_EXERCISE GOAL_.
Give again, word for word, each line from the top of the listing through the line that holds "6520,7350,7800,7950,8330,8550,8600,8700,9050,9300,10192];".

______

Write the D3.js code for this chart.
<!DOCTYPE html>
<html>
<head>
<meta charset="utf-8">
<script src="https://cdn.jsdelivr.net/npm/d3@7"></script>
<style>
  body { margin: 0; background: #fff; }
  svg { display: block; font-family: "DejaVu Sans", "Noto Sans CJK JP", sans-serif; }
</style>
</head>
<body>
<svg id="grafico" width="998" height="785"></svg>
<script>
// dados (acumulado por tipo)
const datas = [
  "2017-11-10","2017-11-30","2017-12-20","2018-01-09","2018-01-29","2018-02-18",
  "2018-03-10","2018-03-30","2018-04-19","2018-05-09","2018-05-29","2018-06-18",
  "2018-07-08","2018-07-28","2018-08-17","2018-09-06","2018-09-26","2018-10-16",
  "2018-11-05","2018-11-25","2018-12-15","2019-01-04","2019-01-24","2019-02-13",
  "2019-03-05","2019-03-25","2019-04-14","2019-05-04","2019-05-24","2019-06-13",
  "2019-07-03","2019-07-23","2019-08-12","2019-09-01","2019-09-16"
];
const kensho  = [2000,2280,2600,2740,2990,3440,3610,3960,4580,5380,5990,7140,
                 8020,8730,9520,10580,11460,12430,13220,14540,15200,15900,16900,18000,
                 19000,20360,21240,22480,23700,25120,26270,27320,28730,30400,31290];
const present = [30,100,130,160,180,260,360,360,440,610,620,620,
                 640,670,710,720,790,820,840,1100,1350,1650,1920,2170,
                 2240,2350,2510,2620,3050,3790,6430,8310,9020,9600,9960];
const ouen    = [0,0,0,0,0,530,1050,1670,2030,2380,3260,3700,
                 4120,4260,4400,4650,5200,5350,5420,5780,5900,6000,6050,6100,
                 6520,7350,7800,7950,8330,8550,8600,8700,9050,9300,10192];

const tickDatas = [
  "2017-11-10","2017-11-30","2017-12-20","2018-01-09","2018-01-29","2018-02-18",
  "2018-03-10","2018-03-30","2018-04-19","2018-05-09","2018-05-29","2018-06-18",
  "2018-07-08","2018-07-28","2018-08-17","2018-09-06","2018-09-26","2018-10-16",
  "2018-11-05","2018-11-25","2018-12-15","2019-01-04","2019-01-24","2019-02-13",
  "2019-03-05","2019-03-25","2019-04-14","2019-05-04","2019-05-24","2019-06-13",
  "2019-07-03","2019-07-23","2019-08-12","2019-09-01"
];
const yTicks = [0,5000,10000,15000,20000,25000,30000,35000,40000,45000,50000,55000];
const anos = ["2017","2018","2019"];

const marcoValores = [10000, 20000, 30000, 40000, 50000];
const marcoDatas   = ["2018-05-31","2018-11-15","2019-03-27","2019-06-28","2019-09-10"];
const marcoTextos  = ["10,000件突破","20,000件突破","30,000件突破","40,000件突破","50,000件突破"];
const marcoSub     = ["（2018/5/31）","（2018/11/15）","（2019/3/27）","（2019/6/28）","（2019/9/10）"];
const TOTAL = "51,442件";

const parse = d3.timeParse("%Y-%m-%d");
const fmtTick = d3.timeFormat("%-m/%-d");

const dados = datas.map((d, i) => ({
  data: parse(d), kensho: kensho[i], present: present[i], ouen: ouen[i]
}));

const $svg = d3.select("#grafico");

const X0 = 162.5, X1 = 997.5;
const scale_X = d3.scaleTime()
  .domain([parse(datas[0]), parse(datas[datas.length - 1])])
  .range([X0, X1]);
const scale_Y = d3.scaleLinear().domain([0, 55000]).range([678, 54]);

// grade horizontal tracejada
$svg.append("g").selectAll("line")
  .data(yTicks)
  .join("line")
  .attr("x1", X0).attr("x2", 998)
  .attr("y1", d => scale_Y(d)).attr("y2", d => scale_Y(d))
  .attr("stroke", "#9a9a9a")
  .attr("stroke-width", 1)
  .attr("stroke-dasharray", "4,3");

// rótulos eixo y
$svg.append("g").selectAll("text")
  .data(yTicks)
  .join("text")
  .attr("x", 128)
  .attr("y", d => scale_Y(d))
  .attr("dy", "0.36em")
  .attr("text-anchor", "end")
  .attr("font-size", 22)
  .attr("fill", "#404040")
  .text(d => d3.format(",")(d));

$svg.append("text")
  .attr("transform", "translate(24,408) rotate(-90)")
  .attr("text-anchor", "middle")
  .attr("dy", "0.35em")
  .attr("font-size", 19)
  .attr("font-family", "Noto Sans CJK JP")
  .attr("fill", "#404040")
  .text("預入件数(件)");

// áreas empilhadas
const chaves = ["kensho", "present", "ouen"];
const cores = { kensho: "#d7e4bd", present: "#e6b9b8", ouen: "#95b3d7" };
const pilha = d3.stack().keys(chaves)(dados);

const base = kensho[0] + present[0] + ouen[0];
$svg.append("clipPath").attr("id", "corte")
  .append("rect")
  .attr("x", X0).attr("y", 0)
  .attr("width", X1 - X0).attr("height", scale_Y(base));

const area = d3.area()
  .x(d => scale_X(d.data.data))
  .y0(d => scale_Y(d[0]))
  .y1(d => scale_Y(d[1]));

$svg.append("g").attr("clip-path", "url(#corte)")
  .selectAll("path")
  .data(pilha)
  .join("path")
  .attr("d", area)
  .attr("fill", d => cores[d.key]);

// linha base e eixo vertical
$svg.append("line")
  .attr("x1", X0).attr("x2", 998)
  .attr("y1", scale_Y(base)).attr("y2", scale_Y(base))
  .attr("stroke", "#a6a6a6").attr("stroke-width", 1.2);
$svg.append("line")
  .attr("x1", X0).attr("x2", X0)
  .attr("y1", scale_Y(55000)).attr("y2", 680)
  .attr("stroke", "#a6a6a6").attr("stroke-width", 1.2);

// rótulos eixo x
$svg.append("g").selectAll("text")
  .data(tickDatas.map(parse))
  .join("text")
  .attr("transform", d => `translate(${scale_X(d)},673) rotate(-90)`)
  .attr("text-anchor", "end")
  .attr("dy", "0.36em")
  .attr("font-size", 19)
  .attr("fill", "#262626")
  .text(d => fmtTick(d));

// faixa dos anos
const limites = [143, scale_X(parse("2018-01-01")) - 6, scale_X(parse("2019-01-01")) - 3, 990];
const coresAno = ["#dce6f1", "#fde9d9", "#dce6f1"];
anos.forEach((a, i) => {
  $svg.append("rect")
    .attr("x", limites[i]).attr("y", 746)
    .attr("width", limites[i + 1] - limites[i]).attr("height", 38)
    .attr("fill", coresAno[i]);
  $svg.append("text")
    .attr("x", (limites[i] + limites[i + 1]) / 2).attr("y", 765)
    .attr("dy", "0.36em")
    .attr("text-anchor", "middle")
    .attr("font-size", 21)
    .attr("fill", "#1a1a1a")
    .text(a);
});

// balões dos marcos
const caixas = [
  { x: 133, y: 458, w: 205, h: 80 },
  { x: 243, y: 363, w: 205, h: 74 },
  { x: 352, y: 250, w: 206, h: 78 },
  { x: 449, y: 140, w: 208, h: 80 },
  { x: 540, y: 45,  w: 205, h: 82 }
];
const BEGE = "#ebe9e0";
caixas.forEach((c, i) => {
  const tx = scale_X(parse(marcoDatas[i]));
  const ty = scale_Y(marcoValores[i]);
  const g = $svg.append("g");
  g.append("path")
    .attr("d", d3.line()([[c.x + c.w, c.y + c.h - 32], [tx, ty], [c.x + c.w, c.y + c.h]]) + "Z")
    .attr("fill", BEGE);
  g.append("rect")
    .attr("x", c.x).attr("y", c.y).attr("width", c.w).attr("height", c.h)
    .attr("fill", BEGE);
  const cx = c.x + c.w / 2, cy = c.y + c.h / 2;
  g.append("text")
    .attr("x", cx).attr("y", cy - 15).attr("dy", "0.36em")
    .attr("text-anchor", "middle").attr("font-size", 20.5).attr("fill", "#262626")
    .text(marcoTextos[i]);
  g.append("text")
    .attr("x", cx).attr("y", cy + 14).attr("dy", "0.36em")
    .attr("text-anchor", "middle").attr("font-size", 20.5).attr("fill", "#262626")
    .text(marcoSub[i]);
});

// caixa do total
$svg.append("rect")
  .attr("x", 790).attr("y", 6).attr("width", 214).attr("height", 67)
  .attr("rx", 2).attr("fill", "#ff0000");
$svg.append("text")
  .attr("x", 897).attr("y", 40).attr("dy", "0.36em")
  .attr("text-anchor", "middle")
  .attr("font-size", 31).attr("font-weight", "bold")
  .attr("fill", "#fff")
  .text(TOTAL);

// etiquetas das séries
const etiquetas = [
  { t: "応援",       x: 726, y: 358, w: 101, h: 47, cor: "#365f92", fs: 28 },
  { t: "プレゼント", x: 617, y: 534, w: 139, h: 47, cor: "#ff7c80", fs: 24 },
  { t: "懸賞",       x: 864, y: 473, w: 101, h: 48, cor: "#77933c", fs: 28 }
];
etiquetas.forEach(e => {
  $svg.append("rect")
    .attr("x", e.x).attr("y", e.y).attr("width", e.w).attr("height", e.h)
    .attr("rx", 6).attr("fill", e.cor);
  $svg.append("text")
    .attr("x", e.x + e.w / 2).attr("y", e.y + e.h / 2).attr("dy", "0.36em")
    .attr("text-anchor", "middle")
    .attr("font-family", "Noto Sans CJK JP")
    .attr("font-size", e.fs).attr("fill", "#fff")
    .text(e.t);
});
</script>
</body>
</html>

______

_EXERCISE OUTPUT_.
Write the D3.js code for this chart.
<!DOCTYPE html>
<html>
<head>
<meta charset="utf-8">
<script src="https://cdn.jsdelivr.net/npm/d3@7"></script>
<style>
  body { margin: 0; background: #fff; }
  svg { display: block; font-family: "DejaVu Sans", "Noto Sans CJK JP", sans-serif; }
</style>
</head>
<body>
<svg id="grafico" width="998" height="785"></svg>
<script>
// dados (acumulado por tipo)
const datas = [
  "2017-11-10","2017-11-30","2017-12-20","2018-01-09","2018-01-29","2018-02-18",
  "2018-03-10","2018-03-30","2018-04-19","2018-05-09","2018-05-29","2018-06-18",
  "2018-07-08","2018-07-28","2018-08-17","2018-09-06","2018-09-26","2018-10-16",
  "2018-11-05","2018-11-25","2018-12-15","2019-01-04","2019-01-24","2019-02-13",
  "2019-03-05","2019-03-25","2019-04-14","2019-05-04","2019-05-24","2019-06-13",
  "2019-07-03","2019-07-23","2019-08-12","2019-09-01","2019-09-16"
];
const kensho  = [2000,2280,2600,2740,2990,3440,3610,3960,4580,5380,5990,7140,
                 8020,8730,9520,10580,11460,12430,13220,14540,15200,15900,16900,18000,
                 19000,20360,21240,22480,23700,25120,26270,27320,28730,30400,31290];
const present = [30,100,130,160,180,260,360,360,440,610,620,620,
                 640,670,710,720,790,820,840,1100,1350,1650,1920,2170,
                 2240,2350,2510,2620,3050,3790,6430,8310,9020,9600,9960];
const ouen    = [0,0,0,0,0,530,1050,1670,2030,2380,3260,3700,
                 4120,4260,4400,4650,5200,5350,5420,5780,5900,6000,6050,6100,
                 6520,7350,7800,7950,8330,8550,8600,8700,9050,9300,10192];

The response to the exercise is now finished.